→ **GOAL OF THE EXERCISE**: In the entries below, find the lines with the word "diagram" and copy them.
++++ DATASET RECORDS
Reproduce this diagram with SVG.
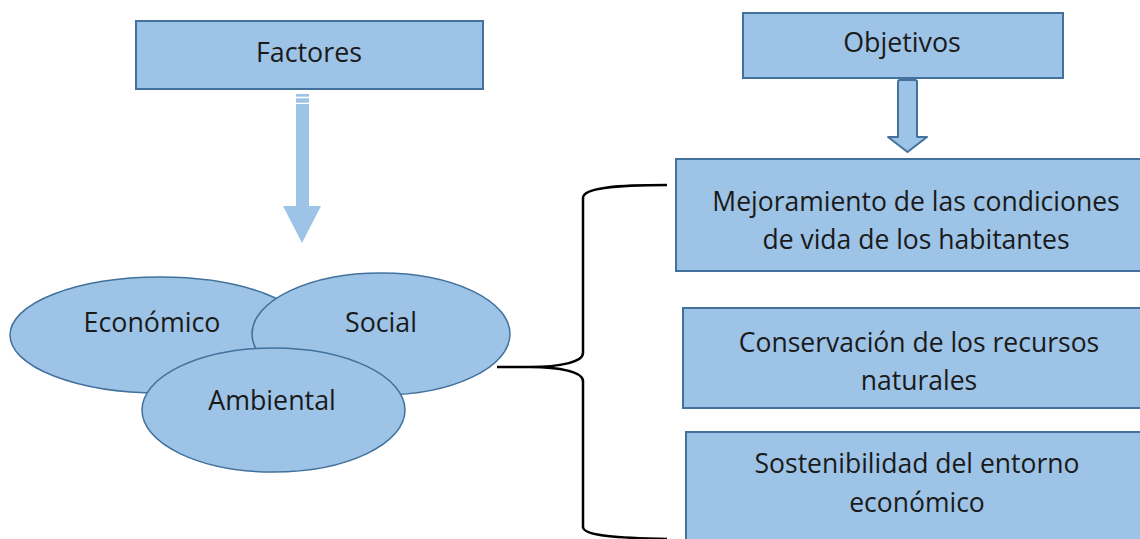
<svg xmlns="http://www.w3.org/2000/svg" width="1140" height="539" viewBox="0 0 1140 539">
<style>
.box{fill:#9DC3E6;stroke:#41719C;stroke-width:2}
.ell{fill:#9DC3E6;stroke:#41719C;stroke-width:1.5}
.t{font-family:"Open Sans","Liberation Sans",sans-serif;font-size:26.5px;fill:#1a1a1a;text-anchor:middle}
.te{font-family:"Open Sans","Liberation Sans",sans-serif;font-size:26.8px;fill:#1a1a1a;text-anchor:middle}
.brace{fill:none;stroke:#000;stroke-width:2.5}
</style>
<rect width="1140" height="539" fill="#fff"/>
<g id="factores">
<rect class="box" x="136" y="21" width="347" height="68"/>
<text class="te" x="309" y="62">Factores</text>
</g>
<g id="objetivos">
<rect class="box" x="743" y="13" width="320" height="65"/>
<text class="te" x="902" y="52">Objetivos</text>
</g>
<g id="economico">
<ellipse class="ell" cx="160" cy="335" rx="150" ry="58"/>
<text class="te" x="152" y="332">Económico</text>
</g>
<g id="social">
<ellipse class="ell" cx="381" cy="334" rx="129" ry="61"/>
<text class="te" x="381" y="332">Social</text>
</g>
<g id="ambiental">
<ellipse class="ell" cx="273.5" cy="410" rx="131.5" ry="62"/>
<text class="te" x="272" y="410">Ambiental</text>
</g>
<g id="obj1">
<rect class="box" x="676" y="159" width="480" height="112"/>
<text class="t" x="916" y="211">Mejoramiento de las condiciones</text>
<text class="t" x="916" y="249">de vida de los habitantes</text>
</g>
<g id="obj2">
<rect class="box" x="683" y="308" width="470" height="100"/>
<text class="t" x="919" y="352">Conservación de los recursos</text>
<text class="t" x="919" y="390">naturales</text>
</g>
<g id="obj3">
<rect class="box" x="686" y="432" width="470" height="120"/>
<text class="t" x="917" y="473">Sostenibilidad del entorno</text>
<text class="t" x="917" y="512">económico</text>
</g>
<g id="connectors">
<g fill="#9DC3E6">
<rect x="296" y="94" width="13" height="2.7"/>
<rect x="296" y="98.3" width="13" height="4.4"/>
<path d="M296,104 H309 V206 H321 L302,243 L283,206 H296 Z"/>
</g>
<path d="M898,82 Q898,80 900,80 H915 Q917,80 917,82 V137 H927 L907.5,152 L888,137 H898 Z" fill="#9DC3E6" stroke="#41719C" stroke-width="2" stroke-linejoin="round"/>
<path class="brace" d="M667,185 C620,185 583,187 583,198 V353 C583,362 560,367 530,367 H497 M530,367 C560,367 583,372 583,381 V527 C583,536 620,538 667,539"/>
</g>
</svg>
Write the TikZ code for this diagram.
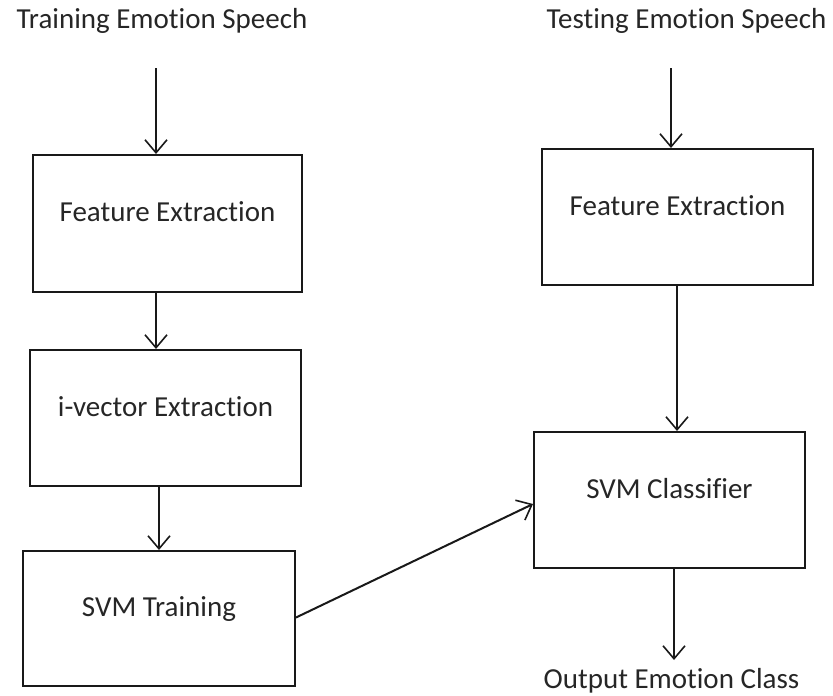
\documentclass[tikz,border=0pt]{standalone}
\usepackage{fontspec}
\setmainfont{Carlito}[Ligatures={NoCommon,NoContextual,NoRare}]
\usetikzlibrary{arrows.meta}
\begin{document}
\begin{tikzpicture}[x=1pt,y=-1pt,
  every node/.style={font=\fontsize{29}{32}\selectfont, text=black!85},
  box/.style={draw=black!90, line width=2pt, inner sep=0pt, text height=22pt, text depth=26pt},
  arr/.style={draw=black!90, line width=2pt, -{Straight Barb[length=13pt,width=22pt,line width=1.6pt]}},
  title/.style={anchor=base, inner sep=0pt}]
\useasboundingbox (0,0) rectangle (833,696);
% titles
\node[title] (ttrain) at (162,28) {Training Emotion Speech};
\node[title] (ttest) at (686.5,28) {Testing Emotion Speech};
\node[title] (tout) at (671.5,688) {Output Emotion Class};
% boxes
\node[box, minimum width=269pt, minimum height=137pt] (L1) at (167.5,223.5) {Feature Extraction};
\node[box, minimum width=271pt, minimum height=136pt] (L2) at (165.5,418) {i-vector Extraction};
\node[box, minimum width=272pt, minimum height=135pt] (L3) at (159,618.5) {SVM Training};
\node[box, minimum width=271pt, minimum height=136pt] (R1) at (677.5,217) {Feature Extraction};
\node[box, minimum width=271pt, minimum height=136pt] (R2) at (669.5,500) {SVM Classifier};
% connector ends
\coordinate (s1) at (156,68);
\coordinate (s2) at (671,68);
\coordinate (x2) at (159,0);
\coordinate (x4) at (677,0);
\coordinate (x5) at (674,0);
\coordinate (e5) at (674,660);
% connectors
\draw[arr] (s1) -- (s1 |- L1.north);
\draw[arr] (L1.south -| s1) -- (L2.north -| s1);
\draw[arr] (L2.south -| x2) -- (L3.north -| x2);
\draw[arr] (s2) -- (s2 |- R1.north);
\draw[arr] (R1.south -| x4) -- (R2.north -| x4);
\draw[arr] (R2.south -| x5) -- (e5);
\draw[arr] ([yshift=1pt]L3.east) -- ([yshift=-4pt]R2.west);
\end{tikzpicture}
\end{document}
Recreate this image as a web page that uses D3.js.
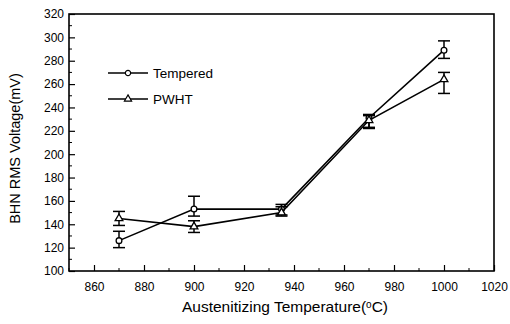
<!DOCTYPE html>
<html>
<head>
<meta charset="utf-8">
<script src="https://cdn.jsdelivr.net/npm/d3@7"></script>
<style>
  body { margin: 0; background: #fff; }
  svg { display: block; font-family: "Liberation Sans", Arial, sans-serif; }
</style>
</head>
<body>
<svg id="chart" width="510" height="324"></svg>
<script>
// data
const temps = [870, 900, 935, 970, 1000];
const tempered = [126, 153, 153, 231, 289];
const temperedLo = [120, 147, 148, 223, 282];
const temperedHi = [134, 164, 157, 234, 297];
const pwht = [145, 138, 150, 229, 264];
const pwhtLo = [139, 133, 147, 222, 252];
const pwhtHi = [151, 143, 155, 233, 270];

const xTicks = [860, 880, 900, 920, 940, 960, 980, 1000, 1020];
const yTicks = [100, 120, 140, 160, 180, 200, 220, 240, 260, 280, 300, 320];

const svg = d3.select("#chart");
const plot = { left: 69, right: 494, top: 14, bottom: 271 };

const x = d3.scaleLinear().domain([850, 1020]).range([plot.left, plot.right]);
const y = d3.scaleLinear().domain([100, 320]).range([plot.bottom, plot.top]);

// frame
svg.append("rect")
  .attr("x", plot.left).attr("y", plot.top)
  .attr("width", plot.right - plot.left).attr("height", plot.bottom - plot.top)
  .attr("fill", "none").attr("stroke", "#000").attr("stroke-width", 1.6);

// axes, ticks inward
const xAxis = svg.append("g").attr("transform", `translate(0,${plot.bottom})`)
  .call(d3.axisBottom(x).tickValues(xTicks).tickSize(-6).tickPadding(11).tickFormat(d3.format("d")));
const yAxis = svg.append("g").attr("transform", `translate(${plot.left},0)`)
  .call(d3.axisLeft(y).tickValues(yTicks).tickSize(-6).tickPadding(5).tickFormat(d3.format("d")));
[xAxis, yAxis].forEach((g) => {
  g.select(".domain").remove();
  g.selectAll("line").attr("stroke", "#000").attr("stroke-width", 1.2);
  g.selectAll("text").attr("fill", "#000").style("font-size", "12px").style("font-family", "Liberation Sans, Arial, sans-serif");
});

// minor ticks
svg.append("g").selectAll("line")
  .data(d3.range(850, 1020, 10).filter((d) => d % 20 !== 0))
  .join("line")
  .attr("x1", (d) => x(d)).attr("x2", (d) => x(d))
  .attr("y1", plot.bottom).attr("y2", plot.bottom - 3)
  .attr("stroke", "#000").attr("stroke-width", 1);
svg.append("g").selectAll("line")
  .data(d3.range(110, 320, 20))
  .join("line")
  .attr("x1", plot.left).attr("x2", plot.left + 3)
  .attr("y1", (d) => y(d)).attr("y2", (d) => y(d))
  .attr("stroke", "#000").attr("stroke-width", 1);

// axis titles
svg.append("text")
  .attr("x", 285).attr("y", 312)
  .attr("text-anchor", "middle").style("font-size", "15.5px")
  .html('Austenitizing Temperature(<tspan font-size="10" dy="-4">o</tspan><tspan dy="4">C)</tspan>');
svg.append("text")
  .attr("transform", `translate(20,${(plot.top + plot.bottom) / 2 + 6}) rotate(-90)`)
  .attr("text-anchor", "middle").style("font-size", "14.5px")
  .text("BHN RMS Voltage(mV)");

const line = d3.line().x((d) => x(d[0])).y((d) => y(d[1]));

function drawSeries(vals, lo, hi, shape) {
  const pts = temps.map((t, i) => [t, vals[i]]);
  svg.append("path").datum(pts).attr("d", line)
    .attr("fill", "none").attr("stroke", "#000").attr("stroke-width", 1.6);
  const eb = svg.append("g").attr("stroke", "#000").attr("stroke-width", 1.5);
  temps.forEach((t, i) => {
    eb.append("line").attr("x1", x(t)).attr("x2", x(t)).attr("y1", y(lo[i])).attr("y2", y(hi[i]));
    [lo[i], hi[i]].forEach((v) => {
      eb.append("line").attr("x1", x(t) - 6).attr("x2", x(t) + 6).attr("y1", y(v)).attr("y2", y(v));
    });
  });
  svg.append("g").selectAll("path").data(pts).join("path")
    .attr("transform", (d) => `translate(${x(d[0])},${y(d[1])})`)
    .attr("d", d3.symbol(shape, 26))
    .attr("fill", "#fff").attr("stroke", "#000").attr("stroke-width", 1.3);
}

drawSeries(tempered, temperedLo, temperedHi, d3.symbolCircle);
drawSeries(pwht, pwhtLo, pwhtHi, d3.symbolTriangle);

// legend
const legend = [
  { label: "Tempered", shape: d3.symbolCircle, yy: 73 },
  { label: "PWHT", shape: d3.symbolTriangle, yy: 99 }
];
legend.forEach((d) => {
  svg.append("line").attr("x1", 108).attr("x2", 148).attr("y1", d.yy).attr("y2", d.yy)
    .attr("stroke", "#000").attr("stroke-width", 1.4);
  svg.append("path").attr("transform", `translate(128,${d.yy})`)
    .attr("d", d3.symbol(d.shape, 22))
    .attr("fill", "#fff").attr("stroke", "#000").attr("stroke-width", 1.2);
  svg.append("text").attr("x", 153).attr("y", d.yy + 5)
    .style("font-size", "13.5px").text(d.label);
});
</script>
</body>
</html>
++++++++
→ **COMPLETED EXERCISE**:
Reproduce this diagram with SVG.
Write the TikZ code for this diagram.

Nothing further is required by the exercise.